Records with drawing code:
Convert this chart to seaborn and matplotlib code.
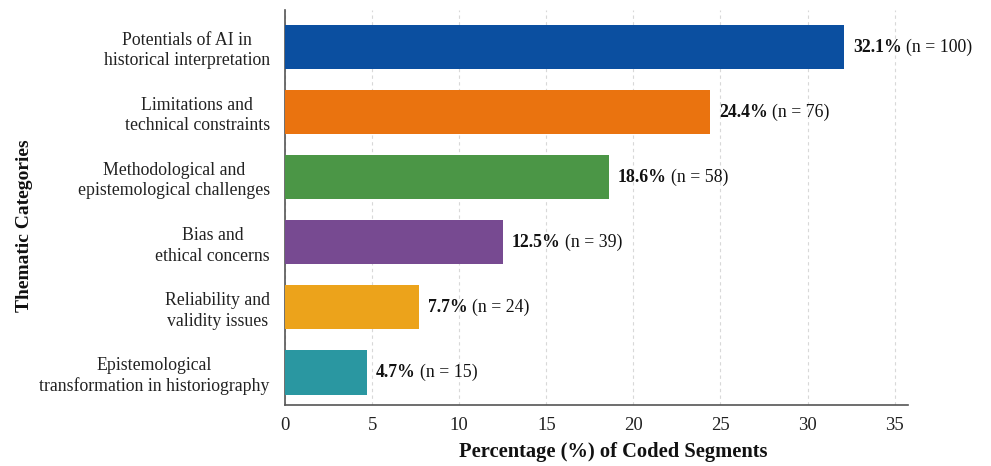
import matplotlib
matplotlib.use("Agg")
import matplotlib.pyplot as plt
import seaborn as sns
import pandas as pd

categories = [
    "Potentials of AI in\nhistorical interpretation",
    "Limitations and\ntechnical constraints",
    "Methodological and\nepistemological challenges",
    "Bias and\nethical concerns",
    "Reliability and\nvalidity issues",
    "Epistemological\ntransformation in historiography",
]
percentages = [32.1, 24.4, 18.6, 12.5, 7.7, 4.7]
counts = [100, 76, 58, 39, 24, 15]
colors = ["#0b4fa0", "#ea730f", "#4b9646", "#774a91", "#eca31b", "#2a97a1"]
xticks = [0, 5, 10, 15, 20, 25, 30, 35]

df = pd.DataFrame({"category": categories, "pct": percentages})

sns.set_theme(style="white")
plt.rcParams["font.family"] = ["Liberation Serif", "DejaVu Serif"]

fig = plt.figure(figsize=(9.91, 4.66), dpi=100)
ax = fig.add_axes([0.2876, 0.131, 0.6284, 0.8475])

sns.barplot(data=df, y="category", x="pct", hue="category", palette=colors,
            orient="h", width=0.68, legend=False, ax=ax, zorder=3,
            edgecolor="none", saturation=1)

ax.set_xlim(0, 35.75)
ax.set_ylim(5.5, -0.57)
ax.set_xticks(xticks)
ax.set_xticklabels([str(t) for t in xticks], fontsize=13.5)
ax.tick_params(axis="x", length=0, pad=9, colors="#222222")
ax.tick_params(axis="y", length=0, pad=11)
for lab in ax.get_yticklabels():
    lab.set_fontsize(12.8)
    lab.set_multialignment("center")
    lab.set_color("#222222")
    lab.set_linespacing(1.25)

ax.grid(axis="x", linestyle=(0, (3, 3)), color="#d8d8d8", linewidth=0.8, zorder=0)
ax.grid(axis="y", visible=False)
ax.set_axisbelow(True)

for s in ["top", "right"]:
    ax.spines[s].set_visible(False)
for s in ["left", "bottom"]:
    ax.spines[s].set_color("#555555")
    ax.spines[s].set_linewidth(1.2)

ax.set_xlabel("Percentage (%) of Coded Segments", fontsize=14.8, fontweight="bold",
              color="#111111")
ax.set_ylabel("Thematic Categories", fontsize=14, fontweight="bold",
              color="#111111")
ax.xaxis.set_label_coords(0.527, -0.093)
ax.yaxis.set_label_coords(-0.405, 0.453)

for i, (p, n) in enumerate(zip(percentages, counts)):
    tb = ax.annotate(f"{p}%", xy=(p, i), xytext=(6.5, 0), textcoords="offset points",
                     va="center", ha="left", fontsize=12.8, fontweight="bold",
                     color="#111111")
    ax.annotate(f"(n = {n})", xy=(1, 0.5), xycoords=tb, xytext=(3, 0),
                textcoords="offset points", va="center", ha="left",
                fontsize=12.8, color="#111111")

fig.savefig("out.png", dpi=100)
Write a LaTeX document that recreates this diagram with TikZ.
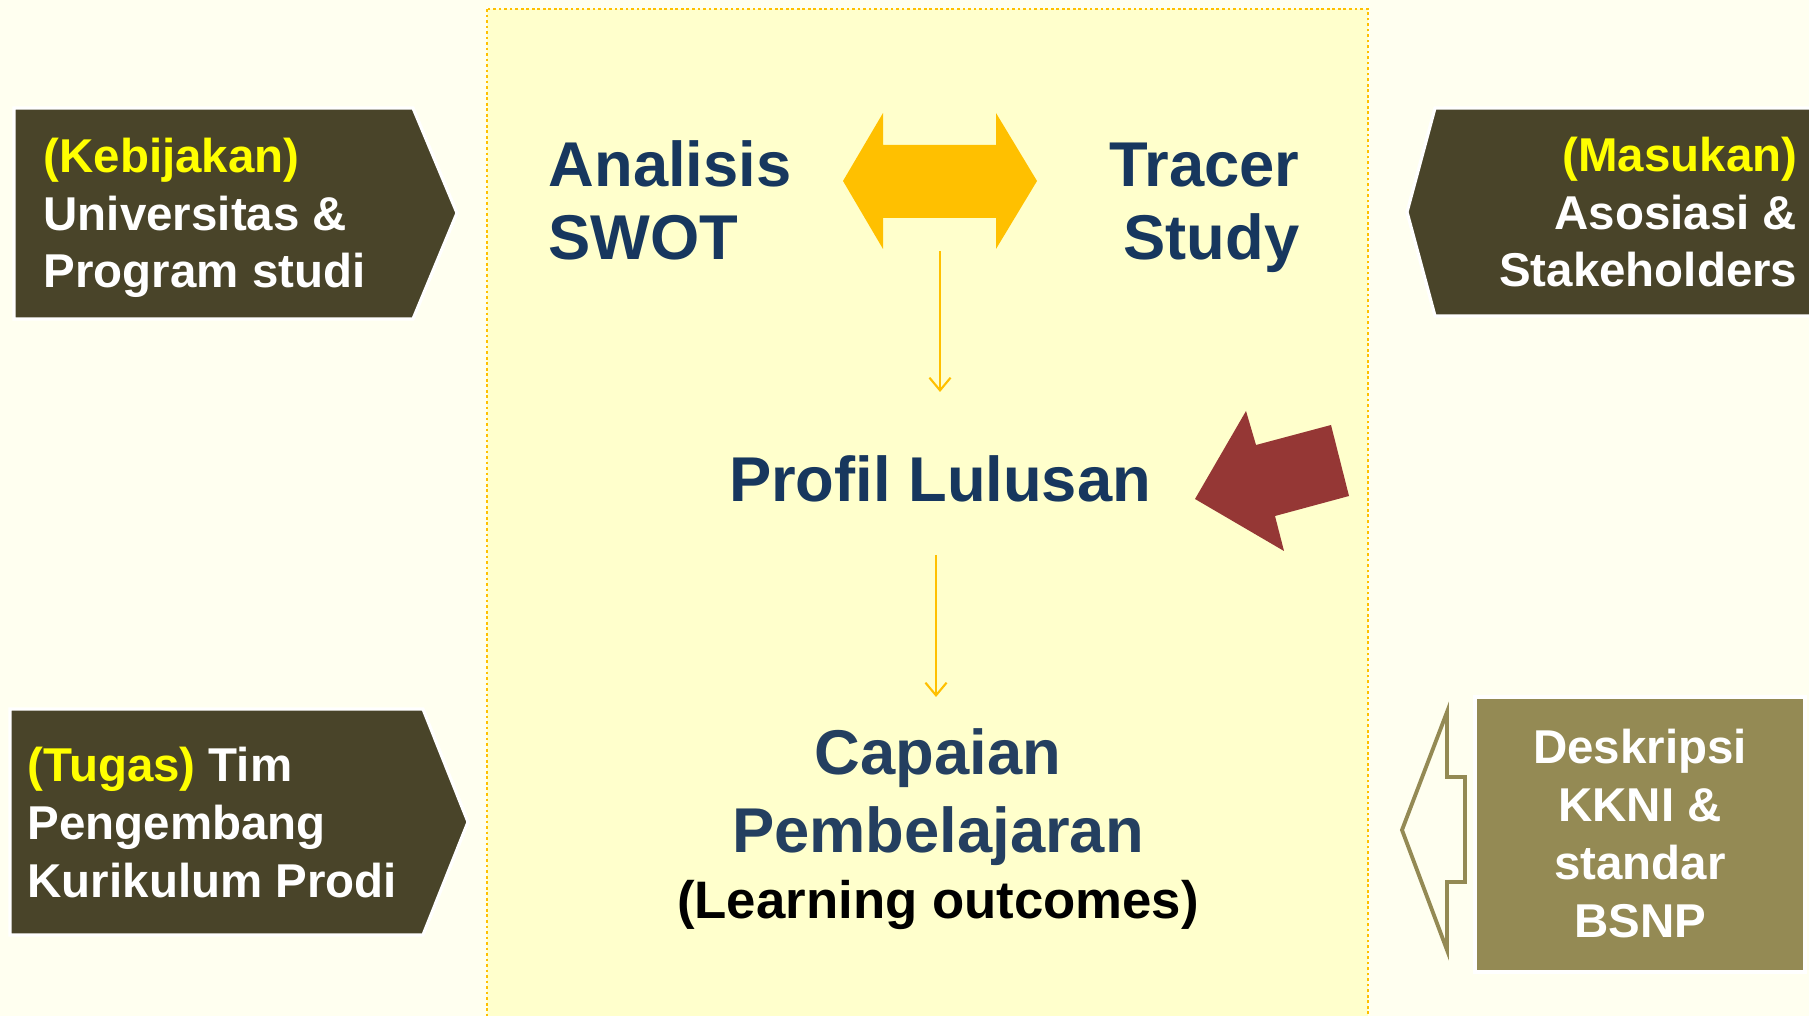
\documentclass[tikz,border=0pt]{standalone}
\usepackage{fontspec}
\setmainfont{Liberation Sans}
\usetikzlibrary{arrows.meta}
\usetikzlibrary{positioning}
\definecolor{ivory}{HTML}{FFFFF0}
\definecolor{panel}{HTML}{FFFFCC}
\definecolor{gold}{HTML}{FFC000}
\definecolor{olivedark}{HTML}{494429}
\definecolor{tan}{HTML}{948A54}
\definecolor{brick}{HTML}{953735}
\definecolor{navy}{HTML}{17375E}
\definecolor{softnavy}{HTML}{243F60}
\definecolor{hilite}{HTML}{FFFF00}
\tikzset{
  signbox/.style = {fill=olivedark, draw=white, line width=0.9pt},
  boxtext/.style = {text=white, inner sep=0pt,
    font=\bfseries\fontsize{13.5}{16.4}\selectfont},
  bigtext/.style = {text=navy, inner sep=0pt,
    font=\bfseries\fontsize{18}{21}\selectfont},
  flow/.style = {draw=gold, line width=0.6pt,
    -{Straight Barb[length=3.6pt,width=6pt]}},
}

\begin{document}
\begin{tikzpicture}[x=0.01cm, y=-0.01cm]
    \useasboundingbox (0,0) rectangle (1809,1016);
    \fill[ivory] (0,0) rectangle (1809,1016);
    \draw[gold, fill=panel, line width=0.77pt, dash pattern=on 0.77pt off 0.8pt]
      (487,9) rectangle (1368,1040);

    \draw[signbox] (14,108) -- (413,108) -- (457,213) -- (413,319) -- (14,319) -- cycle;
    \draw[signbox] (1435,108) -- (1830,108) -- (1830,316) -- (1435,316) -- (1407,212) -- cycle;
    \draw[signbox] (10,709) -- (423,709) -- (468,822) -- (423,935) -- (10,935) -- cycle;
    \draw[signbox, fill=tan] (1475,697) rectangle (1805,972);

    \node [boxtext, anchor=base west, align=left] (kebijakan) at (43,288)
      {{\color{hilite}(Kebijakan)}\\Universitas \&\\Program studi};
    \node [boxtext, anchor=base east, align=right] (masukan) at (1798,287)
      {{\color{hilite}(Masukan)}\\Asosiasi \&\\Stakeholders};
    \node [boxtext, anchor=base west, align=left] (tugas) at (27,897)
      {{\color{hilite}(Tugas)} Tim\\Pengembang\\Kurikulum Prodi};
    \node [boxtext, anchor=base, align=center] (kkni) at (1640,937)
      {Deskripsi\\KKNI \&\\standar\\BSNP};

    \node [bigtext, anchor=base west, align=left] (swot) at (548,260) {Analisis\\SWOT};
    \node [bigtext, anchor=base east, align=right] (tracer) at (1300,260) {Tracer\\Study};
    \node [bigtext, anchor=base] (profil) at (940,502) {Profil Lulusan};
    \node [bigtext, text=softnavy, anchor=base, align=center,
      font=\bfseries\fontsize{18}{21.9}\selectfont]
      (capaian) at (938,852) {Capaian\\Pembelajaran};
    \node [anchor=base, inner sep=0pt, font=\bfseries\fontsize{15}{17}\selectfont]
      (outcomes) at (938,918) {(Learning outcomes)};

    \fill[gold] (843,181) -- (883,113) -- (883,145) -- (996,145) -- (996,113) -- (1037,181)
      -- (996,249) -- (996,218) -- (883,218) -- (883,249) -- cycle;
    \fill[brick] (1195,499) -- (1246,411) -- (1256,445) -- (1331,425) -- (1349,496)
      -- (1275,516) -- (1284,551) -- cycle;
    \draw[tan, line width=1.1pt] (1402,830) -- (1447,712) -- (1447,777) -- (1465,777)
      -- (1465,882) -- (1447,882) -- (1447,950) -- cycle;

    \coordinate (swap) at (940,251);
    \coordinate (toprofil) at (940,392);
    \coordinate (fromprofil) at (936,555);
    \coordinate (tocapaian) at (936,697);
    \draw[flow] (swap) -- (toprofil);
    \draw[flow] (fromprofil) -- (tocapaian);
  \end{tikzpicture}
\end{document}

Stated goal | From the first line of the listing above, repeat every line through the one holding "ax = fig.add_axes([0.2876, 0.131, 0.6284, 0.8475])". Both ends count, and pictures stay out.

Answer to the task |
Convert this chart to seaborn and matplotlib code.
import matplotlib
matplotlib.use("Agg")
import matplotlib.pyplot as plt
import seaborn as sns
import pandas as pd

categories = [
    "Potentials of AI in\nhistorical interpretation",
    "Limitations and\ntechnical constraints",
    "Methodological and\nepistemological challenges",
    "Bias and\nethical concerns",
    "Reliability and\nvalidity issues",
    "Epistemological\ntransformation in historiography",
]
percentages = [32.1, 24.4, 18.6, 12.5, 7.7, 4.7]
counts = [100, 76, 58, 39, 24, 15]
colors = ["#0b4fa0", "#ea730f", "#4b9646", "#774a91", "#eca31b", "#2a97a1"]
xticks = [0, 5, 10, 15, 20, 25, 30, 35]

df = pd.DataFrame({"category": categories, "pct": percentages})

sns.set_theme(style="white")
plt.rcParams["font.family"] = ["Liberation Serif", "DejaVu Serif"]

fig = plt.figure(figsize=(9.91, 4.66), dpi=100)
ax = fig.add_axes([0.2876, 0.131, 0.6284, 0.8475])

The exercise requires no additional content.